Each year, nearly a thousand U.S. veterans are diagnosed with mesothelioma as a result of their exposure to asbestos products during their military service. In fact, for veterans of the Vietnam War, mesothelioma rates are on the rise. Veterans, like U.S. Navy veterans, for example, had no idea that their exposure to asbestos products was dangerous or that it could cause malignant mesothelioma cancer. But the asbestos product manufacturers knew. Yet rather than take responsibility for the harm their products caused, many asbestos product manufacturers like Georgia-Pacific (“GP”) still look for ways to escape liability for negligent conduct.
This month, a New York state appeals court has ruled that GP, the manufacturer of asbestos building materials, must permit a special master to review internal documents concerning eight studies that GP paid to have written. The studies help support GP’s position that its particular asbestos products allegedly did not cause mesothelioma. In addition the court ruled that GP must produce all the underlying data and calculations concerning the studies.
Unless you’re a lawyer, you may be thinking, “Blah, blah, blah.” But this really is a big deal. Here’s why.
Georgia Pacific Pays Experts to Write Studies to Help Company Escape Asbestos Liability
GP paid some “scientists” to write some “objective” studies about whether asbestos building products that GP made in the past could be a cause of mesothelioma. Obviously, the answer GP wanted to hear was “no.”
After GP paid for the studies and got the answer it wanted, GP planned to use those studies in lawsuits filed against GP by Navy veterans and other people suffering from mesothelioma. GP’s defense was, “Nuh-huh, our products didn’t cause mesothelioma and we have these studies to prove it.”

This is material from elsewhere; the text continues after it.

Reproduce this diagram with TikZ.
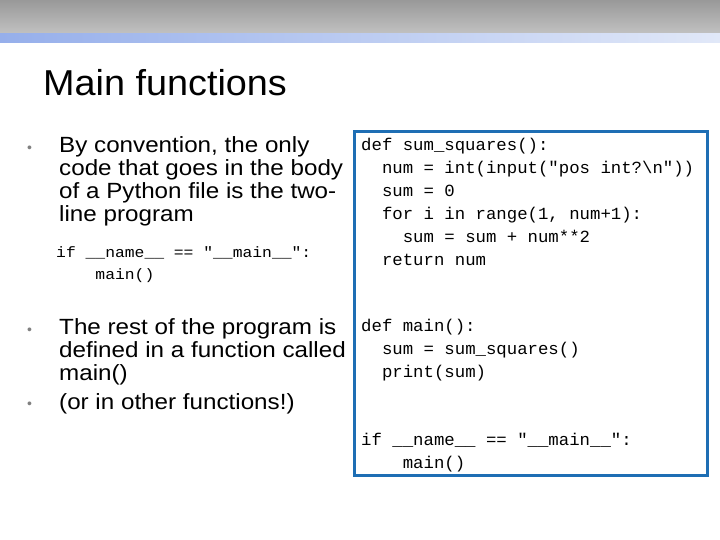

What GP kept on the down-low was this: GP’s own in-house lawyer was involved with the experts as they were preparing the studies and the experts were either working as employees for GP or they had been hired and paid by GP to defend the company against mesothelioma lawsuits. What’s more, GP denied that its in-house lawyers were involved in the studies.
The problem with this sort of thing is that judges and juries deserve to know whether the evidence they hear at trial is on the up-and-up or whether it’s some sort of witch’s brew concocted to get somebody off the hook for their own bad behavior. Sometimes, studies are so bogus that the judge will just throw them out. Other times, the judge lets the jury decide whether to believe a certain study, so long as the jury understands that there may be some bias involved – like when a big company paid an expert to write something, or even had a hand in drafting it, for example.
With regard to the studies written for GP, the plaintiffs’ lawyers who represent the people with mesothelioma wanted to see just how much influence and participation GP actually had in the studies. The mesothelioma victims’ lawyers wanted to see the underlying data and calculations so they could have their own experts run the exact same studies to see if they get the same results. The appellate court in New York ruled that the plaintiffs’ lawyers were entitled to that data.
But the plaintiffs’ lawyers wanted more. They also wanted to see all the correspondence among the lawyers at GP and the experts GP paid to write the reports, reports News and Insight. The plaintiffs’ lawyers wanted to see just how involved the GP lawyers were in controlling what their experts said in the studies.
Normally, a big company doesn’t have to hand over its communications with the experts it hires to help defend the business against a lawsuit. Those communications are generally covered by the attorney-client privilege. But there are exceptions to the attorney-client privilege, such as when the company has been involved in fraud or misconduct in connection with the communications in question.
In this case, the plaintiffs’ lawyers who represent the mesothelioma victims argue that GP was attempting to mislead the public into thinking those eight studies were unbiased when in reality, the studies were basically written not just at the request of GP, but at the express direction of GP’s own lawyers. What made it worse is that GP denied that its lawyers were involved, even though they were.
Under those circumstances, the New York appellate court ruled, the attorney-client privilege might not apply. To be certain one way or the other, the court ordered that a “special master” – a person appointed by the court to make decisions about a specific part of a lawsuit – should look at all the correspondence the plaintiffs’ lawyers have asked for and decide whether there was any fraud or misconduct involved. If there was fraud or misconduct, the plaintiffs’ lawyers who represent the mesothelioma victims should ultimately get to review the correspondence and let future juries know about any bias associated with GP’s studies.
GP’s studies are just an attempt by one company to “seed” the scientific literature and subjugate the interest of human understanding to the interest of big profits. Other asbestos companies do the same thing and so do manufacturers of other dangerous products, as well. Bravo to the First Judicial Department of the Appellate Division of New York’s Supreme Court for doing something about it.